The case went to arbitration to challenge the grounds of the dismissal.
What happened at the arbitration hearing?
One of the main points argued was that the employee was not offered rehabilitation in terms of the employer's 'employee Assistance Programme' for her alcohol abuse.
It was then decided that the employer could have recommended counselling to deal with the employee, after which the employee was reinstated.
But the case went on review…
What happened on review?
On review, the Labour Court OVERTURNED the Arbitrator's decision and confirmed the employee's dismissal as fair.
It was pointed out that the Arbitrator failed to distinguish between incapacity due to alcoholism and misconduct where alcoholism is not claimed. In other words, alcoholism is seen as a disease and therefore a form of incapacity,
The employee was not an alcoholic, but simply came to work under the influence because of 'problems'. And personal problems aren't
necessarily considered a disease like alcoholism. So it doesn't relate to incapacity but rather misconduct.

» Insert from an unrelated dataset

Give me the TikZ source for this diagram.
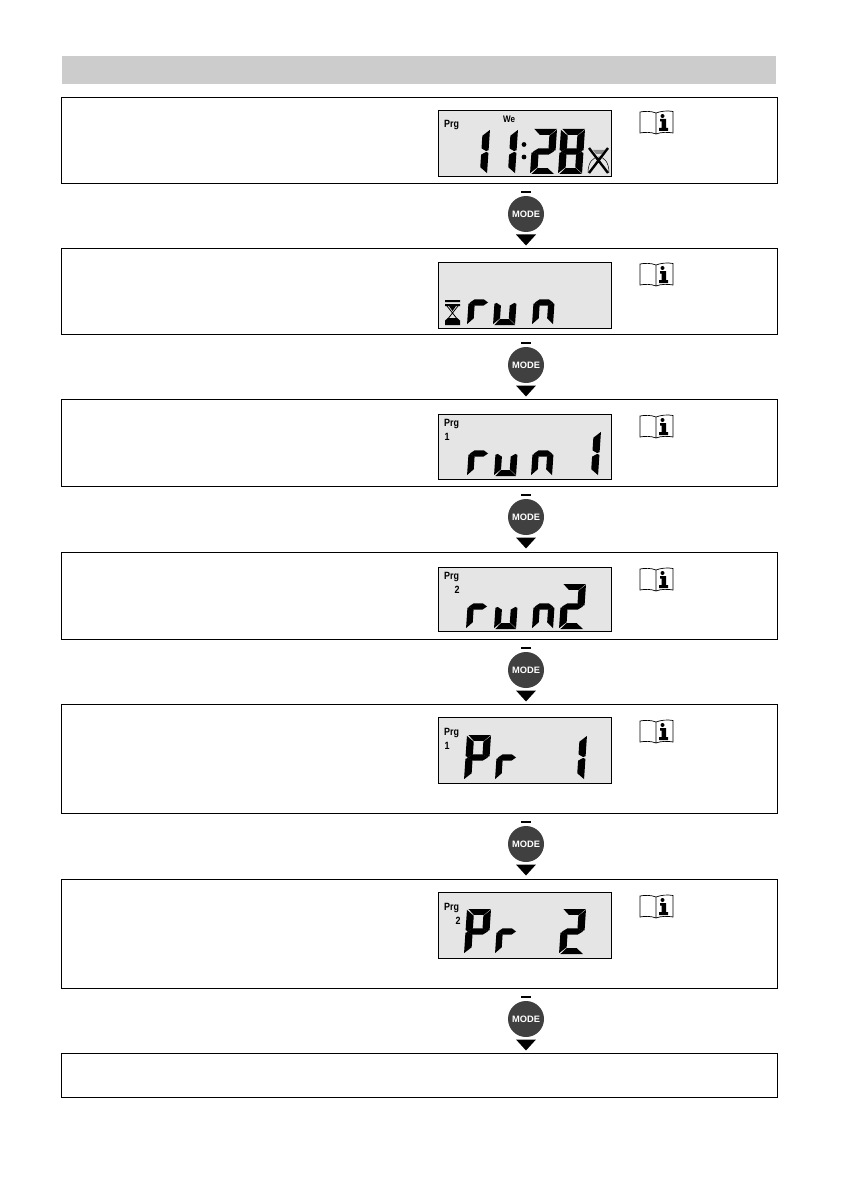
\documentclass[tikz,border=0pt]{standalone}
\usepackage{fontspec}
\setmainfont{Liberation Sans}
\newfontfamily\lcdfont[FakeStretch=0.85]{Liberation Sans}
\def\sega{\fill (0.06,0)--(1,0)--(0.72,0.13)--(0.3,0.13)--cycle;}
\def\segb{\fill (1,0.02)--(1,0.47)--(0.9,0.49)--(0.7,0.43)--(0.7,0.15)--cycle;}
\def\segc{\fill (1,0.53)--(1,0.98)--(0.7,0.85)--(0.7,0.57)--(0.9,0.51)--cycle;}
\def\segd{\fill (0.06,1)--(0.3,0.87)--(0.72,0.87)--(1,1)--cycle;}
\def\sege{\fill (0,0.53)--(0.1,0.51)--(0.3,0.57)--(0.3,0.85)--(0,0.98)--cycle;}
\def\segf{\fill (0,0.02)--(0.3,0.15)--(0.3,0.43)--(0.1,0.49)--(0,0.47)--cycle;}
\def\segg{\fill (0.07,0.5)--(0.28,0.43)--(0.72,0.43)--(0.93,0.5)--(0.72,0.57)--(0.28,0.57)--cycle;}
% x y width segments
\newcommand\lcdchar[4]{\begin{scope}[shift={(#1,#2)},x={(#3pt,0pt)},y={(-3pt,-45pt)}]
\foreach \q in {#4}{\csname seg\q\endcsname}\end{scope}}
\newcommand\infobook[2]{\begin{scope}[shift={(#1,#2)}]
\draw[line width=0.7pt] (0,1) .. controls (5,0) and (11,0) .. (16,2) .. controls (21,0) and (28,-0.5) .. (33,0.5) -- (33,22)
 .. controls (28,21) and (21,21) .. (16,23) .. controls (11,21) and (5,21) .. (0,22) -- cycle (16,2) -- (16,23);
\fill (22.5,5) circle (2);
\fill (20,8) -- (26,8) -- (26,17) -- (28,17) -- (28,20) -- (19,20) -- (19,17) -- (21.5,17) -- (21.5,10.5) -- (20,10.5) -- cycle;
\end{scope}}
\tikzset{
 flowbox/.style={draw=black,line width=0.9pt,fill=white,minimum width=716pt,anchor=north west,inner sep=0pt},
 lcd/.style={draw=black,line width=0.9pt,fill=black!10,minimum width=173pt,anchor=north west,inner sep=0pt},
 btn/.style={circle,fill=black!75,text=white,minimum size=36pt,inner sep=0pt,font=\fontsize{9.3}{9.3}\selectfont\bfseries},
 lbl/.style={font=\fontsize{10.5}{10.5}\lcdfont\bfseries,inner sep=0pt,anchor=west},
}
\begin{document}
\begin{tikzpicture}[x=1pt,y=-1pt]
\useasboundingbox (0,0) rectangle (840,1190);
\fill[white] (0,0) rectangle (840,1190);
\node[anchor=north west,fill=black!20,minimum width=714pt,minimum height=28pt,inner sep=0pt] (header) at (62,56) {};
\node[flowbox,minimum height=86pt] (b1) at (61,97) {};
\node[flowbox,minimum height=86pt] (b2) at (61,248) {};
\node[flowbox,minimum height=87pt] (b3) at (61,399) {};
\node[flowbox,minimum height=87pt] (b4) at (61,552) {};
\node[flowbox,minimum height=109pt] (b5) at (61,704) {};
\node[flowbox,minimum height=109pt] (b6) at (61,879) {};
\node[flowbox,minimum height=44pt] (b7) at (61,1053) {};
\node[lcd,minimum height=66pt] (l1) at (438,110) {};
\node[lcd,minimum height=66pt] (l2) at (438,262) {};
\node[lcd,minimum height=65pt] (l3) at (438,414) {};
\node[lcd,minimum height=64pt] (l4) at (438,567) {};
\node[lcd,minimum height=66pt] (l5) at (438,717) {};
\node[lcd,minimum height=66pt] (l6) at (438,892) {};
\infobook{640}{111}\infobook{640}{263}\infobook{640}{415}\infobook{640}{568}\infobook{640}{720}\infobook{640}{895}
% buttons
\foreach \n/\y in {m1/214,m2/365,m3/517,m4/670,m5/844,m6/1019}{
 \fill (521,\y-23.2) rectangle (531,\y-20.6);
 \fill (516,\y+20.5) -- (536,\y+20.5) -- (526,\y+31.5) -- cycle;
 \node[btn] (\n) at (526,\y) {MODE};
}
% display 1
\node[lbl] (p1) at (444,125.5) {Prg};
\node[lbl,font=\fontsize{9.5}{9.5}\lcdfont\bfseries,anchor=center] (we) at (509,119) {We};
\lcdchar{466}{129}{24}{b,c}
\lcdchar{494}{129}{24}{b,c}
\fill (524,144.5) circle (2.4) (524,157) circle (2.4);
\lcdchar{533}{129}{24}{a,b,g,e,d}
\lcdchar{561}{129}{24}{a,b,c,d,e,f,g}
\draw[line width=0.5pt] (588,173) .. controls (588,162) and (593,157) .. (599,157) .. controls (604,157) and (609,162) .. (609,173);
\fill[black!45] (593,150) -- (605,150) -- (602,154) -- (596,154) -- cycle;
\draw[line width=2.4pt] (589,148) -- (608,173) (608,148) -- (589,173);
% display 2
\fill (445,300) rectangle (460,302) (445,304) rectangle (460,306);
\draw[line width=0.8pt] (447,306) -- (458,320) (458,306) -- (447,320);
\fill (449,306) -- (456,306) -- (452.5,311) -- cycle;
\fill (445,320.5) -- (448,318) -- (457,318) -- (460,320.5) -- (460,325) -- (445,325) -- cycle;
\lcdchar{470}{280}{21}{e,g}
\lcdchar{496}{280}{22}{e,d,c}
\lcdchar{535}{280}{21}{e,g,c}
% display 3
\node[lbl] (p3) at (444,424) {Prg};
\node[lbl,anchor=center] (n3) at (447,437) {1};
\lcdchar{470}{431}{21}{e,g}
\lcdchar{497}{431}{22}{e,d,c}
\lcdchar{534}{431}{21}{e,g,c}
\lcdchar{577}{431}{24}{b,c}
% display 4
\node[lbl] (p4) at (444,577) {Prg};
\node[lbl,anchor=center] (n4) at (457,590) {2};
\lcdchar{469}{584}{21}{e,g}
\lcdchar{497}{584}{22}{e,d,c}
\lcdchar{535}{584}{21}{e,g,c}
\lcdchar{562}{584}{24}{a,b,g,e,d}
% display 5
\node[lbl] (p5) at (444,733) {Prg};
\node[lbl,anchor=center] (n5) at (447,746) {1};
\lcdchar{467}{735}{24}{a,b,e,f,g}
\lcdchar{498}{735}{21}{e,g}
\lcdchar{563}{735}{24}{b,c}
% display 6
\node[lbl] (p6) at (444,908) {Prg};
\node[lbl,anchor=center] (n6) at (458,921) {2};
\lcdchar{467}{909}{24}{a,b,e,f,g}
\lcdchar{498}{909}{21}{e,g}
\lcdchar{562}{909}{24}{a,b,g,e,d}
\end{tikzpicture}
\end{document}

The Labour Court drew upon section 10 (3) of the Dimissal Code of Good Practice,
which specifically refers to an employer's obligation to assist employees suffering from alcoholism with counselling and support where possible. But that if there's no alcoholism present, or if it's not claimed, then the employee will be guilty of misconduct.
The Labour Court also noted that the relevance of expired warning letters of the employee can be taken into consideration when looking
at the whole picture of an employee's misconduct.
Also, remember that the sanction you apply to an employee, especially dismissal, must be shown to be fair and justifiable in the circumstances. In the above-mentioned case, the employee's job was seen as very important to overall safety.
What can you learn from this case?
When an employee, who's not an alcoholic, or doesn't claim to be one, comes to work under the influence, she'll be guilty of misconduct and NOT incapacity, and so the relevant law must be applied as such; and
Expired written warnings could be used to show a consistent problem in an employment record.